In the case of the sales team, the lure of an animated tool may have opened the door to those biases. The same dataset, with a hotspot analysis applied, provides much richer insight:
By viewing this spatial analysis, we can see exactly where new hot spots appeared, identify where new and persistent cold spots exist, and understand—scientifically—where sales are growing and where they are falling off. Rather than asking the sales executive to make subjective judgments, the spatial analysis powers more objective conclusions and the ability to drive clear business decisions based on data.
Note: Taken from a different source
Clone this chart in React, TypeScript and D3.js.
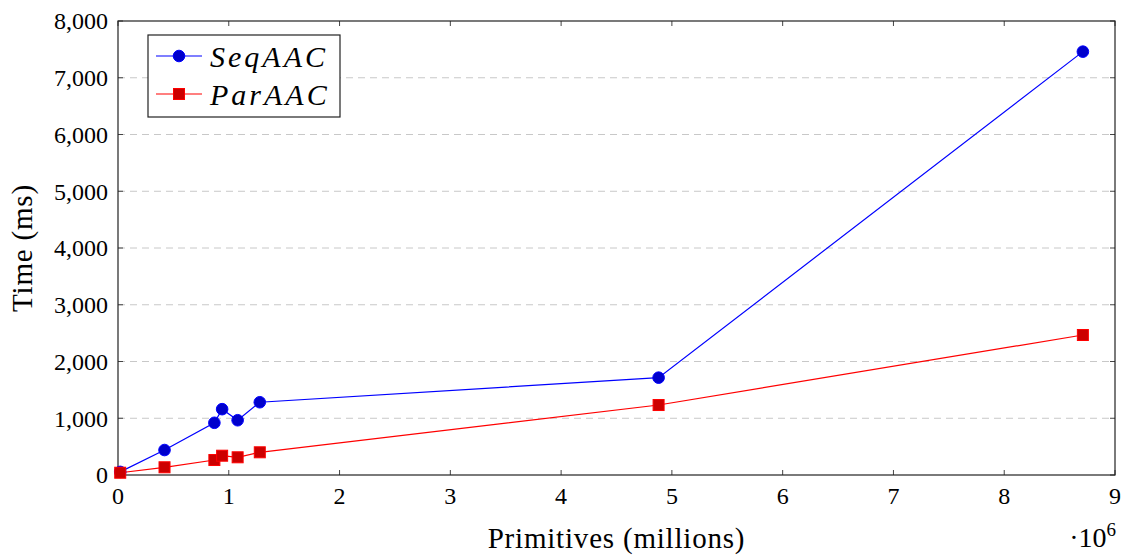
import { useEffect, useRef } from "react";
import * as d3 from "d3";

// values (x in millions of primitives, y in ms)
const primitives = [0.02, 0.42, 0.87, 0.94, 1.08, 1.28, 4.88, 8.71];
const seqTimes = [55, 440, 920, 1160, 965, 1282, 1715, 7460];
const parTimes = [40, 136, 264, 340, 312, 400, 1233, 2467];
const xTicks = [0, 1, 2, 3, 4, 5, 6, 7, 8, 9];
const yTicks = [0, 1000, 2000, 3000, 4000, 5000, 6000, 7000, 8000];

const W = 1132;
const H = 556;
const margin = { top: 21, right: 17, bottom: 81, left: 118 };
const FONT = "'Liberation Serif', serif";

export default function App() {
  const svgRef = useRef<SVGSVGElement>(null);

  useEffect(() => {
    const svg = d3.select(svgRef.current);
    svg.selectAll("*").remove();

    const bw = W - margin.left - margin.right;
    const bh = H - margin.top - margin.bottom;

    const x = d3.scaleLinear().domain([0, 9]).range([0, bw]);
    const y = d3.scaleLinear().domain([0, 8000]).range([bh, 0]);

    const g = svg
      .append("g")
      .attr("transform", `translate(${margin.left},${margin.top})`);

    // dashed horizontal grid
    g.selectAll(".grid")
      .data(yTicks.filter((t) => t > 0 && t < 8000))
      .enter()
      .append("line")
      .attr("x1", 0)
      .attr("x2", bw)
      .attr("y1", (d) => y(d))
      .attr("y2", (d) => y(d))
      .attr("stroke", "#c8c8c8")
      .attr("stroke-width", 1)
      .attr("stroke-dasharray", "7,5");

    // inward ticks on all four sides
    const tickLen = 5;
    xTicks.forEach((t) => {
      g.append("line")
        .attr("x1", x(t)).attr("x2", x(t))
        .attr("y1", bh).attr("y2", bh - tickLen)
        .attr("stroke", "#444");
      g.append("line")
        .attr("x1", x(t)).attr("x2", x(t))
        .attr("y1", 0).attr("y2", tickLen)
        .attr("stroke", "#444");
      g.append("text")
        .attr("x", x(t))
        .attr("y", bh + 29)
        .attr("text-anchor", "middle")
        .attr("font-family", FONT)
        .attr("font-size", 24)
        .text(t);
    });
    yTicks.forEach((t) => {
      g.append("line")
        .attr("x1", 0).attr("x2", tickLen)
        .attr("y1", y(t)).attr("y2", y(t))
        .attr("stroke", "#444");
      g.append("line")
        .attr("x1", bw).attr("x2", bw - tickLen)
        .attr("y1", y(t)).attr("y2", y(t))
        .attr("stroke", "#444");
      g.append("text")
        .attr("x", -10)
        .attr("y", y(t))
        .attr("dy", "0.35em")
        .attr("text-anchor", "end")
        .attr("font-family", FONT)
        .attr("font-size", 24)
        .text(d3.format(",")(t));
    });

    // frame
    g.append("rect")
      .attr("width", bw)
      .attr("height", bh)
      .attr("fill", "none")
      .attr("stroke", "#222")
      .attr("stroke-width", 1.2);

    const seq = primitives.map((p, i) => [p, seqTimes[i]] as [number, number]);
    const par = primitives.map((p, i) => [p, parTimes[i]] as [number, number]);

    const line = d3
      .line<[number, number]>()
      .x((d) => x(d[0]))
      .y((d) => y(d[1]));

    g.append("path")
      .datum(seq)
      .attr("fill", "none")
      .attr("stroke", "#0000ff")
      .attr("stroke-width", 1.2)
      .attr("d", line);

    g.append("path")
      .datum(par)
      .attr("fill", "none")
      .attr("stroke", "#ff0000")
      .attr("stroke-width", 1.2)
      .attr("d", line);

    g.selectAll(".seq")
      .data(seq)
      .enter()
      .append("circle")
      .attr("cx", (d) => x(d[0]))
      .attr("cy", (d) => y(d[1]))
      .attr("r", 5.8)
      .attr("fill", "#0000cc")
      .attr("stroke", "#0000ff")
      .attr("stroke-width", 1);

    const sq = 11;
    g.selectAll(".par")
      .data(par)
      .enter()
      .append("rect")
      .attr("x", (d) => x(d[0]) - sq / 2)
      .attr("y", (d) => y(d[1]) - sq / 2)
      .attr("width", sq)
      .attr("height", sq)
      .attr("fill", "#cc0000")
      .attr("stroke", "#ff0000")
      .attr("stroke-width", 1);

    // legend
    const lg = svg.append("g").attr("transform", "translate(148,35)");
    lg.append("rect")
      .attr("width", 192)
      .attr("height", 82)
      .attr("fill", "white")
      .attr("stroke", "#222")
      .attr("stroke-width", 1.2);
    const entries = [
      { label: "SeqAAC", color: "#0000ff", fill: "#0000cc", shape: "circle" },
      { label: "ParAAC", color: "#ff0000", fill: "#cc0000", shape: "square" },
    ];
    entries.forEach((e, i) => {
      const cy = 21 + i * 38;
      lg.append("line")
        .attr("x1", 8).attr("x2", 54)
        .attr("y1", cy).attr("y2", cy)
        .attr("stroke", e.color)
        .attr("stroke-width", 1.2);
      if (e.shape === "circle") {
        lg.append("circle")
          .attr("cx", 31).attr("cy", cy).attr("r", 5.8)
          .attr("fill", e.fill).attr("stroke", e.color);
      } else {
        lg.append("rect")
          .attr("x", 31 - sq / 2).attr("y", cy - sq / 2)
          .attr("width", sq).attr("height", sq)
          .attr("fill", e.fill).attr("stroke", e.color);
      }
      lg.append("text")
        .attr("x", 62)
        .attr("y", cy)
        .attr("dy", "0.35em")
        .attr("font-family", FONT)
        .attr("font-style", "italic")
        .attr("font-size", 30)
        .attr("letter-spacing", 3)
        .text(e.label);
    });

    // axis labels
    svg.append("text")
      .attr("x", margin.left + bw / 2)
      .attr("y", 548)
      .attr("text-anchor", "middle")
      .attr("font-family", FONT)
      .attr("font-size", 29)
      .attr("letter-spacing", 0.8)
      .text("Primitives (millions)");

    svg.append("text")
      .attr("transform", `translate(32,${margin.top + bh / 2}) rotate(-90)`)
      .attr("text-anchor", "middle")
      .attr("font-family", FONT)
      .attr("font-size", 29)
      .attr("letter-spacing", 0.8)
      .text("Time (ms)");

    const mult = svg.append("text")
      .attr("x", 1116)
      .attr("y", 547)
      .attr("text-anchor", "end")
      .attr("font-family", FONT)
      .attr("font-size", 28);
    mult.append("tspan").text("·10");
    mult.append("tspan")
      .attr("font-size", 19)
      .attr("dy", -11)
      .text("6");
  }, []);

  return (
    <svg
      ref={svgRef}
      width={W}
      height={H}
      style={{ position: "absolute", left: 0, top: 0, background: "white" }}
    />
  );
}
Depending on the approach used, the sales team may devote resources to different geographic areas. The time and money spent on establishing new sales leads represent a significant investment—one that should be made based on accurate analysis.
(This scenario draws on a technique called hot-spot analysis. To learn more, see the sidebar on the right.)
Making Data Work for Businesses
For business executives, it has never been more important to have a strong understanding of data analysis: its power, its weaknesses, and its applications. By analyzing data in ways that approximate reality as closely as possible—approaches that are nuanced and rich in information—business leaders can more closely predict sales, develop customized marketing plans, accurately allocate resources, enrich product development cycles, and more.
Data has tremendous potential to mislead. But in the right hands, and with the right tools, data has an infinite capacity to reveal the truth and drive better business decisions.